UN GIRO BRUSCO QUE DEJE DE MIRAR LAS ALTURAS. Las luminarias. Los circuitos fufurufus. Los personajes que (según una hipótesis) un aerolito los arrojó aquí, provenientes de un mundo extraño.

La gente de esta ciudad dice cosas. La posibilidad del cambio está en todos, dicen a menudo. A veces me pregunto por la posibilidad de escuchar todos los relatos de la ciudad. Los relatos políticos preferentemente, las percepciones, la diatriba, los puntos inaugurales de la repetición cotidiana.

También me intereso por las condiciones materiales asociados a los discursos. Piensa de este modo, pienso, porque vive así o asá. Porque vivió esto o lo otro. Porque no vivió. Porque vivió de más. Porque vio esto. Porque no vio aquello. Porque nació aquí o allá. Porque tuvo o no tuvo. Porque no escuchó o porque sí escuchó. Enrevesado en sí mismo, difícil de descifrar, el mundo contemporáneo se nos escapa a todos.

Taxista de oficio, ingeniero civil de ocasión, sesentón, su medio de informativo de preferencia es el radio. 8 o 10 horas al volante, salvo los domingos, el día que descansa y visita a su jefa, que aún vive. Dice que lo llevaron en el viaje anterior al centro de operaciones de la Policía Federal. La noche era floja. Sabía de las protestas, pensaba que no pasaría, pero lo dejaron entrar apenas por un carril que abrieron durante el día. Le aviento la hipótesis del complot. Se remilga el bigote, observa el retrovisor y mueve la cabeza en negativo. Descree que Calderón mueva los hilos de la corporación. Ha votado por los azules desde que tiene memoria.

Desde temprano se dirige a entregar un pedido. Maneja nervioso porque desconoce el punto de descarga. La ciudad vecina al norte es una incógnita abierta. El cliente es exigente, me dice. Un doctor que apadrinará una fiesta de graduación. Se ha perdido de fea manera incluso con el Google Maps, que mira al sesgo incansablemente. Se ha retirado de la venta de seguros, 30 años invertidos en eso, pero funge ahora como coordinador de logística, digamos, de una empresa familiar. La carretera que se aproxima lo pone nervioso, va tenso, ha dejado correr una estación de música clásica. Se interrumpe con las noticias del tráfico de último momento. Choque en Patriotismo y Tamaulipas. Él va hacia Constituyentes para arriba. En seguida una voz deja entrar la voz del presidente sobre lo dicho en la mañana. No le creo nada de nada, dice, y cambia de inmediato de estación. Cree que el peje, como le dice, habla mucho y actúa poco. Descree que el peje sea el presidente que no descansa, que no para ni los domingos, pero sí entrena el béisbol, me replica, en cualquier hueco entre semana.

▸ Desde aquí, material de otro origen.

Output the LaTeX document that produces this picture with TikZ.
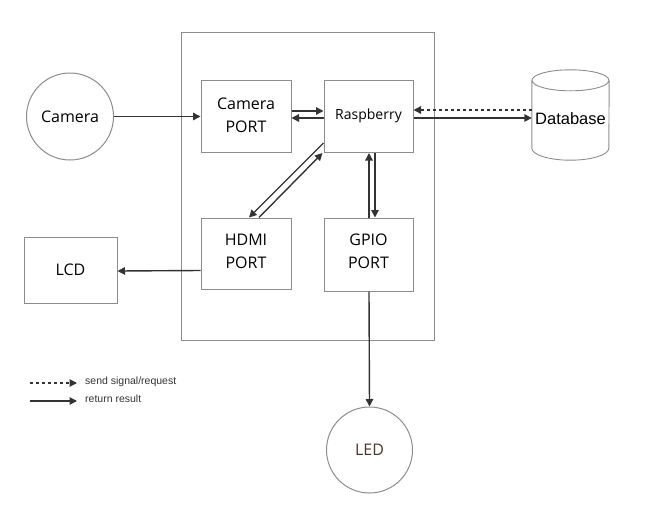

En el último piso de la sede están reunidos en una mesa de segunda mano. El azul del cielo se expande limpiamente y el viento adentra por los intersticios de las ventanas. Preparan la agenda de los meses siguientes y atienden el borrador de un artefacto. Una posible revista en la red y decenas de detalles. Entusiasmado, el profesor universitario elogia la intervención por la mañana de AMLO sobre el tema de los jóvenes y las drogas. El tono de la voz es disimulado y la argumentación precisa. La interlocutora, profesora retirada, militante de hueso colorado, se apena, interviene, ríe un poco y dice que ha dejado de escuchar las mañaneras porque son demasiado mañaneras. Ellos dos son los cabeza en jefe de un proyecto barrial, ambicioso y a la izquierda.

La posibilidad del cambio está en cada uno de nosotros. Una sensación verdadera que se ramifica o se anula en versiones infinitas.